*WHAT THE TASK ASKS*.
Give back every line exactly as it appears, pictures excluded.

## BEGIN

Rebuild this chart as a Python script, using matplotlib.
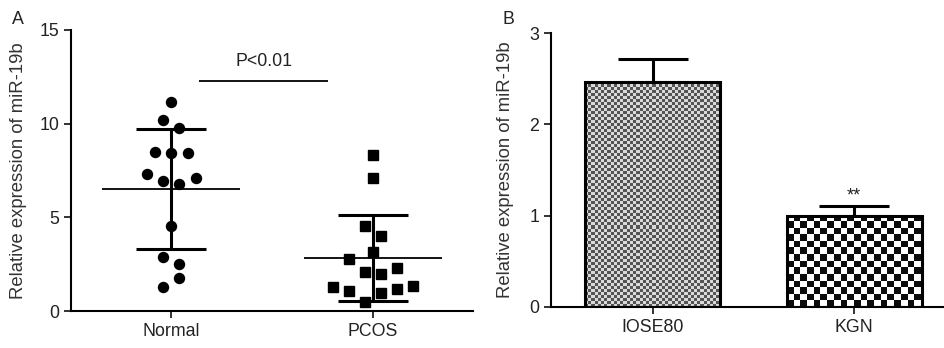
import numpy as np
import matplotlib
matplotlib.use("Agg")
import matplotlib.pyplot as plt

plt.rcParams['font.family'] = ['Liberation Sans', 'DejaVu Sans']
plt.rcParams['font.size'] = 12

# panel A: individual samples
groups = ["Normal", "PCOS"]
normal_vals = [11.17, 10.2, 9.75, 8.47, 8.42, 8.42, 7.3, 6.94, 6.78, 7.08,
               4.55, 2.9, 2.49, 1.74, 1.30]
pcos_vals = [8.33, 7.08, 4.55, 4.02, 3.13, 2.78, 2.1, 1.96, 2.31, 1.27,
             1.09, 0.94, 1.16, 1.35, 0.46]
group_mean = [6.51, 2.85]
group_sd = [3.18, 2.30]
p_text = "P<0.01"

# panel B: cell lines
cells = ["IOSE80", "KGN"]
cell_vals = [2.47, 1.0]
cell_err = [0.25, 0.10]

# horizontal jitter for the dot plot (layout only)
normal_off = [0, -0.038, 0.041, -0.08, 0, 0.083, -0.12, -0.038, 0.041, 0.124,
              0, -0.038, 0.041, 0.041, -0.038]
pcos_off = [0, 0, -0.041, 0.041, 0, -0.12, -0.041, 0.041, 0.12, -0.2,
            -0.12, 0.041, 0.12, 0.2, -0.041]

fig = plt.figure(figsize=(9.45, 3.48), dpi=100)
axA = fig.add_axes([71 / 945, 1 - 311 / 348, 402 / 945, 281 / 348])
axB = fig.add_axes([551 / 945, 1 - 306.7 / 348, 394 / 945, 273.4 / 348])

for ax in (axA, axB):
    for s in ("top", "right"):
        ax.spines[s].set_visible(False)
    for s in ("left", "bottom"):
        ax.spines[s].set_linewidth(1.5)
    ax.tick_params(width=1.3, length=5, labelsize=12.8, colors="#222222")
    ax.set_ylabel("Relative expression of miR-19b", fontsize=13.3, color="#333333")

# ---- panel A
xs = [1, 2]
axA.plot(np.array(normal_off) + xs[0], normal_vals, "o", color="black", ms=7.2)
axA.plot(np.array(pcos_off) + xs[1], pcos_vals, "s", color="black", ms=6.5)
for x, m, sd in zip(xs, group_mean, group_sd):
    axA.hlines(m, x - 0.34, x + 0.34, color="black", lw=1.3)
    axA.errorbar(x, m, yerr=sd, fmt="none", ecolor="black", elinewidth=2.2,
                 capsize=25, capthick=2.2)
axA.hlines(12.3, 1.139, 1.777, color="black", lw=1.3)
axA.text(1.458, 13.3, p_text, ha="center", va="center", fontsize=12.8, color="#222222")
axA.set_xlim(0.505, 2.495)
axA.set_ylim(0, 15)
axA.set_yticks([0, 5, 10, 15])
axA.set_xticks(xs)
axA.set_xticklabels(groups)
axA.yaxis.set_label_coords(-0.11, 0.5)

# ---- panel B
bw = 0.67
bars = axB.bar(xs, cell_vals, width=bw, facecolor="none", edgecolor="black",
               linewidth=2.2, zorder=3)
axB.errorbar(xs, cell_vals, yerr=[[0, 0], cell_err], fmt="none", ecolor="black",
             elinewidth=2.2, capsize=25, capthick=2.2, zorder=2)
# checkerboard fills clipped to each bar
periods = [(0.0158, 0.033), (0.033, 0.072)]  # (x cell, y cell) in data units
tones = [(0.33, 0.85), (0.05, 1.0)]
for b, (cx, cy), (lo, hi) in zip(bars, periods, tones):
    x0, w, h = b.get_x(), b.get_width(), b.get_height()
    nx_, ny_ = int(w / cx) + 1, int(h / cy) + 1
    board = (np.add.outer(np.arange(ny_), np.arange(nx_)) % 2) * (hi - lo) + lo
    im = axB.imshow(board, cmap="gray", vmin=0, vmax=1, interpolation="nearest",
                    extent=[x0, x0 + nx_ * cx, 0, ny_ * cy], origin="lower",
                    aspect="auto", zorder=2.5)
    im.set_clip_path(b)
axB.text(xs[1], cell_vals[1] + cell_err[1] + 0.11, "**", ha="center", va="center",
         fontsize=13, color="#222222")
axB.set_xlim(0.4955, 2.45)
axB.set_ylim(0, 3)
axB.set_yticks([0, 1, 2, 3])
axB.set_xticks(xs)
axB.set_xticklabels(cells)
axB.yaxis.set_label_coords(-0.095, 0.5)

fig.text(18 / 945, 1 - 20 / 348, "A", fontsize=12.8, ha="center", va="center", color="#222222")
fig.text(508 / 945, 1 - 19 / 348, "B", fontsize=12.8, ha="center", va="center", color="#222222")

fig.savefig("out.png", dpi=100)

## END

*COMPLETED TASK*.
Rebuild this chart as a Python script, using matplotlib.
import numpy as np
import matplotlib
matplotlib.use("Agg")
import matplotlib.pyplot as plt

plt.rcParams['font.family'] = ['Liberation Sans', 'DejaVu Sans']
plt.rcParams['font.size'] = 12

# panel A: individual samples
groups = ["Normal", "PCOS"]
normal_vals = [11.17, 10.2, 9.75, 8.47, 8.42, 8.42, 7.3, 6.94, 6.78, 7.08,
               4.55, 2.9, 2.49, 1.74, 1.30]
pcos_vals = [8.33, 7.08, 4.55, 4.02, 3.13, 2.78, 2.1, 1.96, 2.31, 1.27,
             1.09, 0.94, 1.16, 1.35, 0.46]
group_mean = [6.51, 2.85]
group_sd = [3.18, 2.30]
p_text = "P<0.01"

# panel B: cell lines
cells = ["IOSE80", "KGN"]
cell_vals = [2.47, 1.0]
cell_err = [0.25, 0.10]

# horizontal jitter for the dot plot (layout only)
normal_off = [0, -0.038, 0.041, -0.08, 0, 0.083, -0.12, -0.038, 0.041, 0.124,
              0, -0.038, 0.041, 0.041, -0.038]
pcos_off = [0, 0, -0.041, 0.041, 0, -0.12, -0.041, 0.041, 0.12, -0.2,
            -0.12, 0.041, 0.12, 0.2, -0.041]

fig = plt.figure(figsize=(9.45, 3.48), dpi=100)
axA = fig.add_axes([71 / 945, 1 - 311 / 348, 402 / 945, 281 / 348])
axB = fig.add_axes([551 / 945, 1 - 306.7 / 348, 394 / 945, 273.4 / 348])

for ax in (axA, axB):
    for s in ("top", "right"):
        ax.spines[s].set_visible(False)
    for s in ("left", "bottom"):
        ax.spines[s].set_linewidth(1.5)
    ax.tick_params(width=1.3, length=5, labelsize=12.8, colors="#222222")
    ax.set_ylabel("Relative expression of miR-19b", fontsize=13.3, color="#333333")

# ---- panel A
xs = [1, 2]
axA.plot(np.array(normal_off) + xs[0], normal_vals, "o", color="black", ms=7.2)
axA.plot(np.array(pcos_off) + xs[1], pcos_vals, "s", color="black", ms=6.5)
for x, m, sd in zip(xs, group_mean, group_sd):
    axA.hlines(m, x - 0.34, x + 0.34, color="black", lw=1.3)
    axA.errorbar(x, m, yerr=sd, fmt="none", ecolor="black", elinewidth=2.2,
                 capsize=25, capthick=2.2)
axA.hlines(12.3, 1.139, 1.777, color="black", lw=1.3)
axA.text(1.458, 13.3, p_text, ha="center", va="center", fontsize=12.8, color="#222222")
axA.set_xlim(0.505, 2.495)
axA.set_ylim(0, 15)
axA.set_yticks([0, 5, 10, 15])
axA.set_xticks(xs)
axA.set_xticklabels(groups)
axA.yaxis.set_label_coords(-0.11, 0.5)

# ---- panel B
bw = 0.67
bars = axB.bar(xs, cell_vals, width=bw, facecolor="none", edgecolor="black",
               linewidth=2.2, zorder=3)
axB.errorbar(xs, cell_vals, yerr=[[0, 0], cell_err], fmt="none", ecolor="black",
             elinewidth=2.2, capsize=25, capthick=2.2, zorder=2)
# checkerboard fills clipped to each bar
periods = [(0.0158, 0.033), (0.033, 0.072)]  # (x cell, y cell) in data units
tones = [(0.33, 0.85), (0.05, 1.0)]
for b, (cx, cy), (lo, hi) in zip(bars, periods, tones):
    x0, w, h = b.get_x(), b.get_width(), b.get_height()
    nx_, ny_ = int(w / cx) + 1, int(h / cy) + 1
    board = (np.add.outer(np.arange(ny_), np.arange(nx_)) % 2) * (hi - lo) + lo
    im = axB.imshow(board, cmap="gray", vmin=0, vmax=1, interpolation="nearest",
                    extent=[x0, x0 + nx_ * cx, 0, ny_ * cy], origin="lower",
                    aspect="auto", zorder=2.5)
    im.set_clip_path(b)
axB.text(xs[1], cell_vals[1] + cell_err[1] + 0.11, "**", ha="center", va="center",
         fontsize=13, color="#222222")
axB.set_xlim(0.4955, 2.45)
axB.set_ylim(0, 3)
axB.set_yticks([0, 1, 2, 3])
axB.set_xticks(xs)
axB.set_xticklabels(cells)
axB.yaxis.set_label_coords(-0.095, 0.5)

fig.text(18 / 945, 1 - 20 / 348, "A", fontsize=12.8, ha="center", va="center", color="#222222")
fig.text(508 / 945, 1 - 19 / 348, "B", fontsize=12.8, ha="center", va="center", color="#222222")

fig.savefig("out.png", dpi=100)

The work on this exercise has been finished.